Colin Reusch, director of a health equity advocacy group called Community Catalyst, tells The Progressive that “many states stand to lose millions of dollars over the next ten years,” putting them in an increasingly precarious financial position. “This threatens school health care delivery and SBHCs,” he explains. “How each state will accommodate the Medicaid cuts, and determine how the cuts will impact eligibility and benefits for recipients, is yet to be seen, but early indications are that services like dental care will be cut.”
Reusch notes that these cuts can have “an outsized impact on underserved kids,” for whom school-based health care is often the only medical care available to them. “We know that between 70 and 80 percent of students who access care through an SBHC are Black, come from tribal communities, or are part of other communities of color.”
The looming cuts worry the staff at P.S. 5’s SBHC, who are nonetheless doing what they can to advocate for themselves and the students they serve.
“We’re doing a lot of advocacy at the state level,” Michelle Avila, director of public policy at Children’s Aid, tells The Progressive. “Right now we’re in limbo.

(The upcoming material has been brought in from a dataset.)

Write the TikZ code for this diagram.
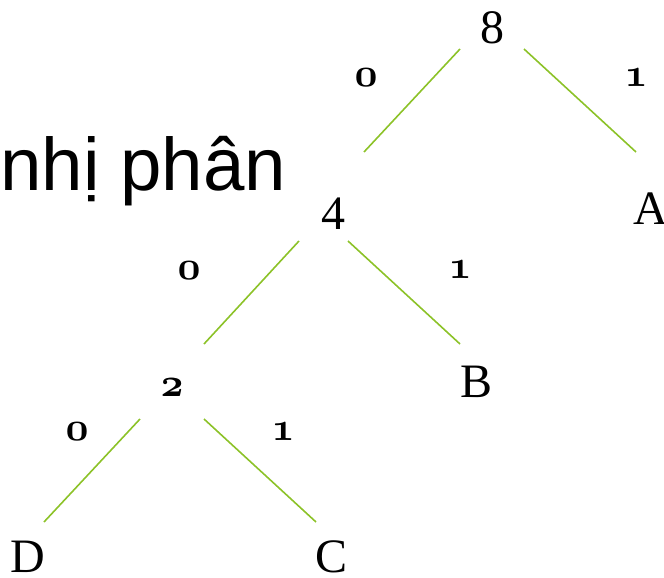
\documentclass[tikz,border=0pt]{standalone}
\usepackage{fontspec}
\newfontfamily\arialfont{Liberation Sans}
\newfontfamily\bigserif{Liberation Serif}
\definecolor{edgegreen}{RGB}{140,194,40}
\font\osbfont=cmmib10 at 40pt
\newcommand\osbold[1]{{\osbfont #1}}
\tikzset{
  big/.style={inner sep=0pt, font=\bigserif\fontsize{48}{50}\selectfont},
  bitlabel/.style={inner sep=0pt},
  edge/.style={draw=edgegreen, line width=1.6pt},
}
\begin{document}
\begin{tikzpicture}[x=1pt,y=-1pt]
\useasboundingbox (0,0) rectangle (664,578);
% title fragment
\node[inner sep=0pt, anchor=base west, font=\arialfont\fontsize{74.5}{76}\selectfont] (title) at (0,190) {nhị phân};
% tree nodes
\node[big] (n8) at (492,28) {8};
\node[big] (n4) at (333,214) {4};
\node[big] (nA) at (651,209) {A};
\node[inner sep=0pt] (n2) at (172,388) {\osbold{2}};
\node[big] (nB) at (477,382) {B};
\node[big] (nD) at (28,557) {D};
\node[big] (nC) at (332,557) {C};
% edge labels
\node[bitlabel] (l80) at (366,78) {\osbold{0}};
\node[bitlabel] (l81) at (636,78) {\osbold{1}};
\node[bitlabel] (l40) at (189,271) {\osbold{0}};
\node[bitlabel] (l41) at (460,270) {\osbold{1}};
\node[bitlabel] (l20) at (77,432) {\osbold{0}};
\node[bitlabel] (l21) at (283,432) {\osbold{1}};
% connector end points
\coordinate (n8-l) at (460,49);  \coordinate (n4-t) at (364,152);
\coordinate (n8-r) at (524,49);  \coordinate (nA-t) at (636,152);
\coordinate (n4-l) at (299,241); \coordinate (n2-t) at (204,344);
\coordinate (n4-r) at (348,241); \coordinate (nB-t) at (460,344);
\coordinate (n2-l) at (140,419); \coordinate (nD-t) at (44,522);
\coordinate (n2-r) at (204,419); \coordinate (nC-t) at (316,522);
% connectors
\draw[edge] (n8-l) -- (n4-t);
\draw[edge] (n8-r) -- (nA-t);
\draw[edge] (n4-l) -- (n2-t);
\draw[edge] (n4-r) -- (nB-t);
\draw[edge] (n2-l) -- (nD-t);
\draw[edge] (n2-r) -- (nC-t);
\end{tikzpicture}
\end{document}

The state of New York is unclear about how or if Medicaid cuts will be implemented. We know that SBHCs are a lifeline, and we’re bringing students, parents, and school staff to the state capital in Albany to make sure legislators understand what we do and how essential this care is for student well-being.”
Pediatrician Lauren Jen, assistant medical director at Children’s Aid, hammers the point. “SBHCs are already operating on a razor-thin margin,” she says. “The fact that we are now facing cuts means that some SBHCs will probably not make it. When kids have to go to an emergency room instead of seeking health care at school, those whose families are uninsured will end up with huge bills.”
“At P.S. 5, kids are seen by kind, competent adults who make sure they get the right treatment and care,” Jen continues. “This makes it possible for the kids to stay in school and learn, and makes it possible for their parents to stay at work. It also promotes a sense of community belonging.”
For a moment, Jen sounds frustrated, but quickly shifts gears to stress how much she and her colleagues love what they do. “This is truly joyful work,” she says. “Being the helpful adults in children’s lives is wonderful.”